* [GOAL] Without the pictures, extract every line from the start of the material to the line containing "import numpy as np", both ends included.

* [GIVEN DATA]
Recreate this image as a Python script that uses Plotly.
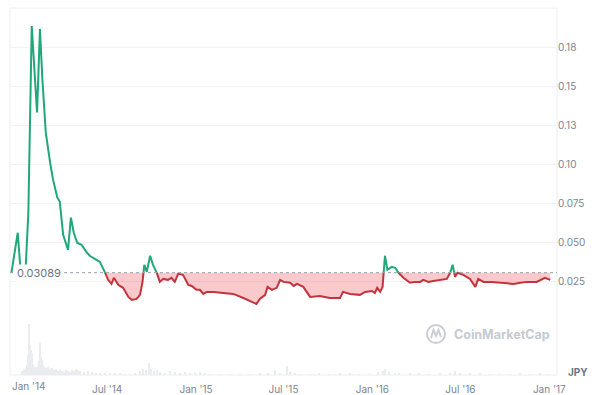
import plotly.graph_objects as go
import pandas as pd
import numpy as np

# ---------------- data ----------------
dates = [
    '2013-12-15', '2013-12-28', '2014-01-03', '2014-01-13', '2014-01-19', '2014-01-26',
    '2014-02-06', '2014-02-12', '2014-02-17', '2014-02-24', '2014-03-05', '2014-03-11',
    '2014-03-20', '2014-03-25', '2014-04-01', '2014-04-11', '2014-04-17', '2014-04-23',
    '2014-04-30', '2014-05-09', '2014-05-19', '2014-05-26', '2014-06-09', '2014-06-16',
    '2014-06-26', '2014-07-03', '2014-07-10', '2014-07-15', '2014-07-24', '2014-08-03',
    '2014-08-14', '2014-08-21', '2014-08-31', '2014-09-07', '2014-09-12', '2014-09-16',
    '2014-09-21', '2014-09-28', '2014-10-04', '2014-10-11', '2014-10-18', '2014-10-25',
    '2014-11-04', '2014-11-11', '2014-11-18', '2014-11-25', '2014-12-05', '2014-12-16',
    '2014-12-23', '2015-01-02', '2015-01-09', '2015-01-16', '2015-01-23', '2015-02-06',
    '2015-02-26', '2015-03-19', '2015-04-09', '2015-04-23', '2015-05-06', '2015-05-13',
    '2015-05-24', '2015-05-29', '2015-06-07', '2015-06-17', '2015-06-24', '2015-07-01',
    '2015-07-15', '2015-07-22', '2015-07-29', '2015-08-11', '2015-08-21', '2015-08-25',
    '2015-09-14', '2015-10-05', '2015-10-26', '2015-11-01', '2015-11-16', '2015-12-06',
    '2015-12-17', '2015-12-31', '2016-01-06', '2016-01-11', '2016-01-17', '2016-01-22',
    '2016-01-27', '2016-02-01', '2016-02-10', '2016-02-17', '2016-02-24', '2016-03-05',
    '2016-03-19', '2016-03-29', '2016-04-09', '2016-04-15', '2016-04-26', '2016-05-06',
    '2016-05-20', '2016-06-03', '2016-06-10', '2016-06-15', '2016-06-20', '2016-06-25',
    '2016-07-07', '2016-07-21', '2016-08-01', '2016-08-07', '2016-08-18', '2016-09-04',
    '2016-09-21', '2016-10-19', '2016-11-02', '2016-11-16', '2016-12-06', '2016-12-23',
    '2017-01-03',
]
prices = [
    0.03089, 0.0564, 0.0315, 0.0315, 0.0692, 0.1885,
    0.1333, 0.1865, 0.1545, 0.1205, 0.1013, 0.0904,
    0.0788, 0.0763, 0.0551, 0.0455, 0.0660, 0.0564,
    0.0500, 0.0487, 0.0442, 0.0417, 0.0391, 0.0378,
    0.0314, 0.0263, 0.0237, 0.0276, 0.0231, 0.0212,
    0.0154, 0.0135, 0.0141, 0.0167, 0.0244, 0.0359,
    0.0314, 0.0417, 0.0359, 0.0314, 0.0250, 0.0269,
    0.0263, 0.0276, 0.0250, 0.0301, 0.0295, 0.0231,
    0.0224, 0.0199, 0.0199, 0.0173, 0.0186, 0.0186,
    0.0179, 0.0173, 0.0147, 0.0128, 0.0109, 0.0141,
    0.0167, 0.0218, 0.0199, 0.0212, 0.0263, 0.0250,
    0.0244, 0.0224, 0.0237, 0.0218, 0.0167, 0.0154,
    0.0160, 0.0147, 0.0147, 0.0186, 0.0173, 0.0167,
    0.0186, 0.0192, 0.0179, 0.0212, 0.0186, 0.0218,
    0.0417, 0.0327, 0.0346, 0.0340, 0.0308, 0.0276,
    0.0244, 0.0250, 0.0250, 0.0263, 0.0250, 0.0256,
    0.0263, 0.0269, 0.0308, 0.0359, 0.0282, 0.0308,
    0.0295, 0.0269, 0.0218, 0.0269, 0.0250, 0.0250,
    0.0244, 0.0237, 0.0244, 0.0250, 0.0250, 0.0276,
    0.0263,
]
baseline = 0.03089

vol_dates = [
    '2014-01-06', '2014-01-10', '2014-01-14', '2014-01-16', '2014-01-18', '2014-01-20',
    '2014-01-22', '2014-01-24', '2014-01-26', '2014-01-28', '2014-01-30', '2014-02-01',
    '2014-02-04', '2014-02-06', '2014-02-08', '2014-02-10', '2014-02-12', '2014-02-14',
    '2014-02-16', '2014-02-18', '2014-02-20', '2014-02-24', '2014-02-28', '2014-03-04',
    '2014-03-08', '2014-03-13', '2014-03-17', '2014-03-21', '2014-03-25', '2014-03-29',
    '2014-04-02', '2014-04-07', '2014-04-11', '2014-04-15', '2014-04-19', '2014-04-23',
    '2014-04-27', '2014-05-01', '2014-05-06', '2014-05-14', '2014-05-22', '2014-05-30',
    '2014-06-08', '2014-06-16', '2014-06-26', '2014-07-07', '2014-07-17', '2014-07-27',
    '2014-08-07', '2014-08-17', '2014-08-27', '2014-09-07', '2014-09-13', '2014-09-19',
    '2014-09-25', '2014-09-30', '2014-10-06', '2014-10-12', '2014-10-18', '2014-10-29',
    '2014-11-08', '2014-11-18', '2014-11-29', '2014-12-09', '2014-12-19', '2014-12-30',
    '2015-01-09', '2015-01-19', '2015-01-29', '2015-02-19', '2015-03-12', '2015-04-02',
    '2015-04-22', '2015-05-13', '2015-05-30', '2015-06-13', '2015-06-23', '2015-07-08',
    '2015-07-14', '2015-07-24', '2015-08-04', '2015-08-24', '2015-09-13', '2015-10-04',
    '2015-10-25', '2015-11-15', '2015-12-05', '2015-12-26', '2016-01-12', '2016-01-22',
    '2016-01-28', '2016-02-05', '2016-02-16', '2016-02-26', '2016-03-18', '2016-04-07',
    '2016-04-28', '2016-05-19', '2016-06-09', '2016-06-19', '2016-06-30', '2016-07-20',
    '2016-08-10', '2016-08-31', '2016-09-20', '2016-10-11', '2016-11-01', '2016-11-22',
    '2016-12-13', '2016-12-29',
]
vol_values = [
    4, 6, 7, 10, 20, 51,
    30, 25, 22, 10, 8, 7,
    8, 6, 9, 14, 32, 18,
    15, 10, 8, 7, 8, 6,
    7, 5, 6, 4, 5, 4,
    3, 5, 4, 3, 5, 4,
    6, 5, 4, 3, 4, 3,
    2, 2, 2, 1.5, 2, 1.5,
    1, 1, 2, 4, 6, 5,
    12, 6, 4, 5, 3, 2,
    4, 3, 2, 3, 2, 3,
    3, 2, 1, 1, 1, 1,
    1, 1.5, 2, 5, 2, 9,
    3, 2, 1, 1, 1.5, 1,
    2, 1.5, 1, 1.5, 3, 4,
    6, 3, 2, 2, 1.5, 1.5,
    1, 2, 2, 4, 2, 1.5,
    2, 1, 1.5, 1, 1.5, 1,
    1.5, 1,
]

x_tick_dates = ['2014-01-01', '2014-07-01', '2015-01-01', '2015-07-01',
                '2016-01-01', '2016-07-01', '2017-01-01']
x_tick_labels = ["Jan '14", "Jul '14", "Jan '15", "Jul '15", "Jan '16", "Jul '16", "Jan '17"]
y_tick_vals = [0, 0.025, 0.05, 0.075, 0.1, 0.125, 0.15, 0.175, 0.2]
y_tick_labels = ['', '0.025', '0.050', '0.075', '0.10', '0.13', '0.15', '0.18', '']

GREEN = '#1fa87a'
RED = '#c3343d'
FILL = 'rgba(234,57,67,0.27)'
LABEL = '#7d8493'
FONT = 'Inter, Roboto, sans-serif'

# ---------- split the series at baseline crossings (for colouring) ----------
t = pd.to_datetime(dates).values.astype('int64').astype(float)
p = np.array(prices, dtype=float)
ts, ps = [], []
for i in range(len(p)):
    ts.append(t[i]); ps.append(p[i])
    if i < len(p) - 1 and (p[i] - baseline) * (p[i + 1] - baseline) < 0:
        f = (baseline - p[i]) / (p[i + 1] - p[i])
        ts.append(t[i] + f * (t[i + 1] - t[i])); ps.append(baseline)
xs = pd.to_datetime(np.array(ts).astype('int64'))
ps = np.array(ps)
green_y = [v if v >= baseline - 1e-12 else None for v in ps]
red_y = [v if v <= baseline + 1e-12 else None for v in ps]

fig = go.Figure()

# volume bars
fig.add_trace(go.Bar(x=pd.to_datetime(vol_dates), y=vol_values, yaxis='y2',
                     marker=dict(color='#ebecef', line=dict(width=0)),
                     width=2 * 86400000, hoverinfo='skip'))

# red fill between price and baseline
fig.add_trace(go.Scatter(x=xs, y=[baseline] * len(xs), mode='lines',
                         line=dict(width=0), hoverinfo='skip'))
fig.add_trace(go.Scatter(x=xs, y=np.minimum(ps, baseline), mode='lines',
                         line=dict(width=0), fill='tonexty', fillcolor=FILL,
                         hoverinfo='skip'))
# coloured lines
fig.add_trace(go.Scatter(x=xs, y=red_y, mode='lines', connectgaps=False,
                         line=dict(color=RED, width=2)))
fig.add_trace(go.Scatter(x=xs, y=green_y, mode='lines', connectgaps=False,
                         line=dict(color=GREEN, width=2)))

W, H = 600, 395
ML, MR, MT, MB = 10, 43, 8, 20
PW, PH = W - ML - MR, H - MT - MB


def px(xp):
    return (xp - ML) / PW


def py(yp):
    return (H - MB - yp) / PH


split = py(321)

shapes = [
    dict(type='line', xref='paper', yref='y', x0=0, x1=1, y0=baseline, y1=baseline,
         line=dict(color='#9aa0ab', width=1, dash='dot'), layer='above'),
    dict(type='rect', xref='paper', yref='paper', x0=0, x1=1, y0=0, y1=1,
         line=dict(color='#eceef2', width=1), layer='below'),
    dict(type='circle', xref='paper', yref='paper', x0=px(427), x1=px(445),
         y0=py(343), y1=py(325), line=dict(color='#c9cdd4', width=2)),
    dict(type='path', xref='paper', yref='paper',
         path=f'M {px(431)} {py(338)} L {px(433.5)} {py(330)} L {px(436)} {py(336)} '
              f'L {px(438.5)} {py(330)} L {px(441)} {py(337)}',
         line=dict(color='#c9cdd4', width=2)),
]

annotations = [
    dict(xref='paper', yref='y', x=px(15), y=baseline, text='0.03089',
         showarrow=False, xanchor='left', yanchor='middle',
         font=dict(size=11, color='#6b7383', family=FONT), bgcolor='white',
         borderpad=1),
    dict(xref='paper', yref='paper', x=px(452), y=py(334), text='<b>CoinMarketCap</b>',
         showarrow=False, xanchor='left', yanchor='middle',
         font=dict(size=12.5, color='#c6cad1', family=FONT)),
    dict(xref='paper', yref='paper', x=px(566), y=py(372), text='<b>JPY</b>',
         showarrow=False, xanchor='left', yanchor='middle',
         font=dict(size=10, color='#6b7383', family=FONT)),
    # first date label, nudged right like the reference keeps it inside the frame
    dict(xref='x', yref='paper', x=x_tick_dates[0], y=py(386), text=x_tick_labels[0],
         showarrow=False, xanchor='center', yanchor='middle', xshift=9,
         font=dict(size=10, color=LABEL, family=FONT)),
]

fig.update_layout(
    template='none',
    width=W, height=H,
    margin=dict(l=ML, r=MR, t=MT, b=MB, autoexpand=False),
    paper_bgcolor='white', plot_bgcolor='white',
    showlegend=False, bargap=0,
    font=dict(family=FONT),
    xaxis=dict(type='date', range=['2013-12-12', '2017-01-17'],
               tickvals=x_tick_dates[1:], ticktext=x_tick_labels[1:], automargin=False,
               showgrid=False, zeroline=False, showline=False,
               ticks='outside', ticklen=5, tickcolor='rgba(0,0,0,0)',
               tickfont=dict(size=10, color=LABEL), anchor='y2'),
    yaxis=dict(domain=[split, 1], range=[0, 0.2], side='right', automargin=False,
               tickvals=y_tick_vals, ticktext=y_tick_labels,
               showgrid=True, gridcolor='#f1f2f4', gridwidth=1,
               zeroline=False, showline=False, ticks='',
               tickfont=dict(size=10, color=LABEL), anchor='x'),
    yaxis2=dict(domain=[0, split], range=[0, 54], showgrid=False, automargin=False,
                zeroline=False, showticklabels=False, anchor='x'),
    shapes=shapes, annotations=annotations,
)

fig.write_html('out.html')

* [RESPONSE]
Recreate this image as a Python script that uses Plotly.
import plotly.graph_objects as go
import pandas as pd
import numpy as np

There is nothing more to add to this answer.